Apple Labs have unveiled their latest applelet for the iPhone family: iPlant.
This new app is slightly more expensive than other Apple apps, as it comes with two dozen Wifi enabled devices that are dropped in plant pots around the house. Once set up and installed it will monitor the health and humidity of the plants the iPlant Transmitters are associated with. Their status can be accessed from anywhere in the world via the iPhone app in graphical form, giving email and app alerts when plants get to a critical level.
"This is very beneficial app for the dedicated geek," said App World! editor, Mac Buck. "I'd go as far as to say it is indispensable."
According to the editor, this app has saved his entire house worth of potted house plants from dying.

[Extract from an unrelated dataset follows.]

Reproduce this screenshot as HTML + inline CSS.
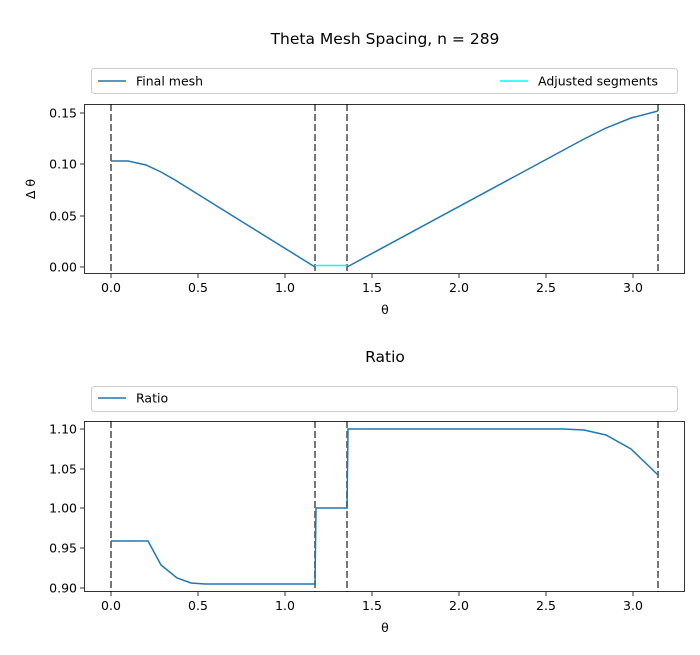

"I guess most geeks are like me," he said. "They are too busy playing Gears of War and using the FarmVille App to take any notice of the health of their house plants. This results in a house full of brown dried up sticks. Since installing this app, I have not had a single plant die on me."

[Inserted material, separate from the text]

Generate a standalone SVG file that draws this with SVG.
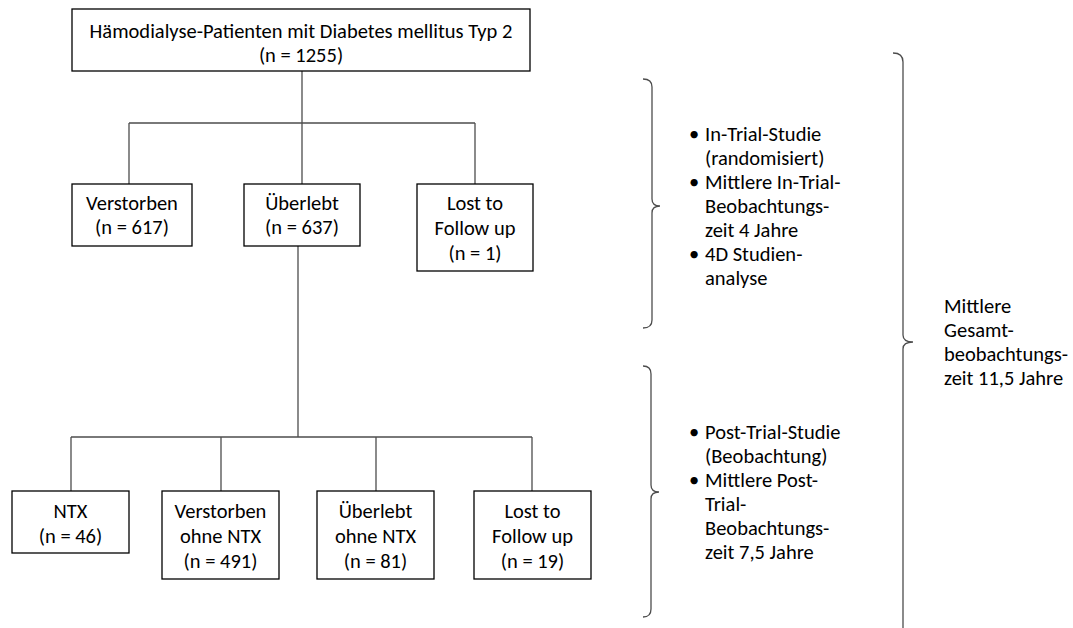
<svg xmlns="http://www.w3.org/2000/svg" width="1073" height="628" viewBox="0 0 1073 628">
<style>
.box{fill:#fff;stroke:#000;stroke-width:1.3}
.t{font-family:Carlito,Calibri,Lato,"Liberation Sans",sans-serif;font-size:20.5px;fill:#000}
.c{text-anchor:middle}
.ln{stroke:#4d4d4d;stroke-width:1.3;fill:none}
.br{stroke:#4d4d4d;stroke-width:1.3;fill:none}
</style>
<rect width="1073" height="628" fill="#fff"/>
<g id="connectors">
<path class="ln" d="M302,71V123M129,123H475M129,123V184M302,123V184M475,123V184"/>
<path class="ln" d="M298,246V437M71,437H532M71,437V491M221,437V491M376,437V491M532,437V491"/>
</g>
<g id="n-top"><rect class="box" x="72" y="9" width="458" height="62"/>
<text class="t c" x="301" y="38">Hämodialyse-Patienten mit Diabetes mellitus Typ 2</text>
<text class="t c" x="301" y="62">(n = 1255)</text></g>
<g id="n-verstorben"><rect class="box" x="72" y="184" width="120" height="62"/>
<text class="t c" x="132" y="210">Verstorben</text><text class="t c" x="132" y="234">(n = 617)</text></g>
<g id="n-ueberlebt"><rect class="box" x="244" y="184" width="116" height="62"/>
<text class="t c" x="302" y="210">Überlebt</text><text class="t c" x="302" y="234">(n = 637)</text></g>
<g id="n-lost1"><rect class="box" x="417" y="184" width="116" height="87"/>
<text class="t c" x="475" y="210">Lost to</text><text class="t c" x="475" y="235">Follow up</text><text class="t c" x="475" y="260">(n = 1)</text></g>
<g id="n-ntx"><rect class="box" x="12" y="491" width="117" height="62"/>
<text class="t c" x="70.5" y="518">NTX</text><text class="t c" x="70.5" y="543">(n = 46)</text></g>
<g id="n-verstorben-ohne"><rect class="box" x="162" y="491" width="117" height="88"/>
<text class="t c" x="220.5" y="518">Verstorben</text><text class="t c" x="220.5" y="543">ohne NTX</text><text class="t c" x="220.5" y="568">(n = 491)</text></g>
<g id="n-ueberlebt-ohne"><rect class="box" x="317" y="491" width="117" height="88"/>
<text class="t c" x="375.5" y="518">Überlebt</text><text class="t c" x="375.5" y="543">ohne NTX</text><text class="t c" x="375.5" y="568">(n = 81)</text></g>
<g id="n-lost2"><rect class="box" x="474" y="491" width="117" height="88"/>
<text class="t c" x="532.5" y="518">Lost to</text><text class="t c" x="532.5" y="543">Follow up</text><text class="t c" x="532.5" y="568">(n = 19)</text></g>
<g id="bracket-intrial">
<path class="br" d="M643,79 Q652,79 652,87 V199 Q652,206 660,206 Q652,206 652,213 V320 Q652,328 643,328"/>
<text class="t"><tspan x="689" y="141">•</tspan><tspan x="705" y="141">In-Trial-Studie</tspan><tspan x="705" y="165">(randomisiert)</tspan><tspan x="689" y="189">•</tspan><tspan x="705" y="189">Mittlere In-Trial-</tspan><tspan x="705" y="213">Beobachtungs-</tspan><tspan x="705" y="237">zeit 4 Jahre</tspan><tspan x="689" y="261">•</tspan><tspan x="705" y="261">4D Studien-</tspan><tspan x="705" y="285">analyse</tspan></text>
</g>
<g id="bracket-posttrial">
<path class="br" d="M643,366 Q651,366 651,374 V485 Q651,492 659,492 Q651,492 651,499 V609 Q651,617 643,617"/>
<text class="t"><tspan x="689" y="439">•</tspan><tspan x="705" y="439">Post-Trial-Studie</tspan><tspan x="705" y="463">(Beobachtung)</tspan><tspan x="689" y="487">•</tspan><tspan x="705" y="487">Mittlere Post-</tspan><tspan x="705" y="511">Trial-</tspan><tspan x="705" y="535">Beobachtungs-</tspan><tspan x="705" y="559">zeit 7,5 Jahre</tspan></text>
</g>
<g id="bracket-gesamt">
<path class="br" d="M893,53 Q903,53 903,62 V335 Q903,342 913,342 Q903,342 903,349 V630"/>
<text class="t"><tspan x="944" y="313">Mittlere</tspan><tspan x="944" y="337">Gesamt-</tspan><tspan x="944" y="361">beobachtungs-</tspan><tspan x="944" y="385">zeit 11,5 Jahre</tspan></text>
</g>
</svg>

The only downside Buck can find for the applelet is that it is not particularly attuned to the plants it is associated with.
"I get constant alerts about my cacti," he said. "I've told it a hundred times that they don't need watering, but it's quite insistent. Conversely, my sun-dew needs more water than a field full of strawberries, and it's nearly died twice."
The creators of the iPlant app have promised that version two will have a greater database of plants, and each transmitter can be allocated the plant that is associated with, which will prevent this problem in the future. The one plant they will not be adding to the database is hemp, as the creators do not want their app used by illicit drug manufacturers.
"The future's bright," said Buck. "Except in my bathroom where the mother in law's tongue is running rampant on the windowsill."